After all that drama, it looks like the program is going to make it through intact, via the spending bill.
The spending bill increases spending, both domestically and militarily, by more than $1 trillion over two years. In addition, negotiators are considering a must-pass bill to extend 50 different tax credits for businesses and individuals -- nearly two dozen permanently -- that would cost $650 billion.
For those (mostly Republican) lawmakers hoping to really take an ax to federal spending, it's safe to say this bill was not what they wanted.
The House Freedom Caucus
Some members are skeptical of how the spending bill was negotiated behind closed doors with Democrats; other are pleased with the fact Ryan sought their input to keep them in the loop.
But nearly all of the 30 or 40 members of the hard-line group will likely not be voting for this spending bill because it contains hardly any of their priorities. It doesn't cut off funds for Planned Parenthood. It doesn't cut off funds for the agency that would help bring in 10,000 Syrian refugees next year. It does not take a conservative stand on hardly anything they've been intently focusing on in recent months and years.
Ryan repeatedly told skeptical members of his party that he was negotiating this big, expensive, compromised spending bill because he had no choice; the mess former speaker Boehner (R-Ohio) left him with backed him into a corner.
Next year will be different, Ryan promised. (We're skeptical about whether that really will be the case.) But publicly at least, the forced-out Boehner didn't appear to get the credit he deserved in helping secure this budget deal before he left office.
Getting a two-year budget framework signed into law was Boehner's parting gift to Ryan, helping the new speaker avoid a shutdown and pass his first major test. And yet to strike that deal while attempting to appease House conservatives, Ryan repeatedly blamed Boehner's leadership style.

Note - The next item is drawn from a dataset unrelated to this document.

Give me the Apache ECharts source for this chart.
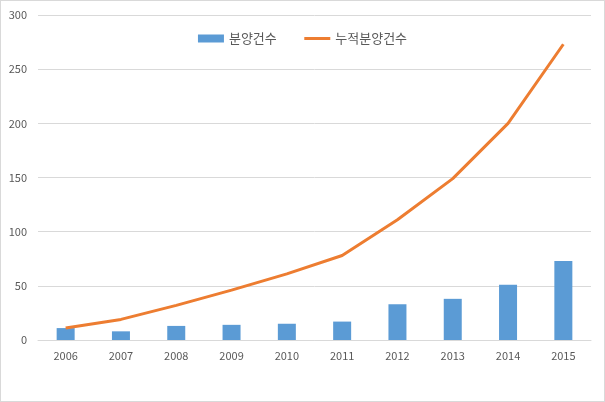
<!DOCTYPE html>
<html><head><meta charset="utf-8">
<script src="https://cdn.jsdelivr.net/npm/echarts@6/dist/echarts.min.js"></script>
<style>html,body{margin:0;padding:0;background:#fff}#c{width:605px;height:402px;box-sizing:border-box;border:1px solid #d9d9d9}</style>
</head><body><div id="c"></div>
<script>
const categories = ['2006','2007','2008','2009','2010','2011','2012','2013','2014','2015'];
const annual = [11, 8, 13, 14, 15, 17, 33, 38, 51, 73];
const cumulative = [11, 19, 32, 46, 61, 78, 111, 149, 200, 273];
const yTicks = {min: 0, max: 300, interval: 50};

const chart = echarts.init(document.getElementById('c'));
const font = '"Noto Sans CJK KR", "Noto Sans", sans-serif';
chart.setOption({
  animation: false,
  textStyle: {fontFamily: font},
  legend: {
    top: 26, left: 'center', itemGap: 26, itemWidth: 26, itemHeight: 8,
    textStyle: {color: '#595959', fontSize: 13, fontFamily: font},
    data: [
      {name: '분양건수', icon: 'rect'},
      {name: '누적분양건수', itemStyle: {opacity: 0}, lineStyle: {width: 3, color: '#ED7D31'}}
    ]
  },
  grid: {left: 37, right: 13, top: 14, bottom: 61},
  xAxis: {
    type: 'category', data: categories,
    axisLine: {lineStyle: {color: '#d9d9d9'}},
    axisTick: {show: false},
    axisLabel: {color: '#595959', fontSize: 11, margin: 10, fontFamily: font}
  },
  yAxis: {
    type: 'value', min: yTicks.min, max: yTicks.max, interval: yTicks.interval,
    axisLine: {show: false}, axisTick: {show: false},
    splitLine: {lineStyle: {color: '#d9d9d9'}},
    axisLabel: {color: '#595959', fontSize: 11, margin: 11, fontFamily: font}
  },
  series: [
    {name: '분양건수', type: 'bar', data: annual, barWidth: 18,
     itemStyle: {color: '#5B9BD5'}},
    {name: '누적분양건수', type: 'line', data: cumulative, symbol: 'none',
     lineStyle: {color: '#ED7D31', width: 3}, itemStyle: {color: '#ED7D31'}}
  ]
});
</script></body></html>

There was no love lost among conservatives for the former speaker and the deal he helped engineer.
To be determined
The "hope yes, vote no" group of House Republicans
This group of about 75 lawmakers is in a tough spot. Their leadership team is pleading with them to stop joining with hard-line House conservatives and voting to hold up major deals like this one. In November, House Majority Leader Steve Scalise (R-La.) tried to call their bluff by saying he knows this group of Republicans don't want the government to shut down over a fight about Syrian refugees, even though they might vote that way.
But for various reasons -- not the least of which is worry of a primary challenger back home -- lawmakers in this group have made a calculated decision that it benefits them to vote with the most conservative members of the party.
Will they hear Ryan's pleas and vote to approve the spending bill, or will they keep voting with the most conservative members of their party, adding strength to their cause? What this group decides could determine how smoothly things go in Congress next year -- and their political fortunes come Election Day.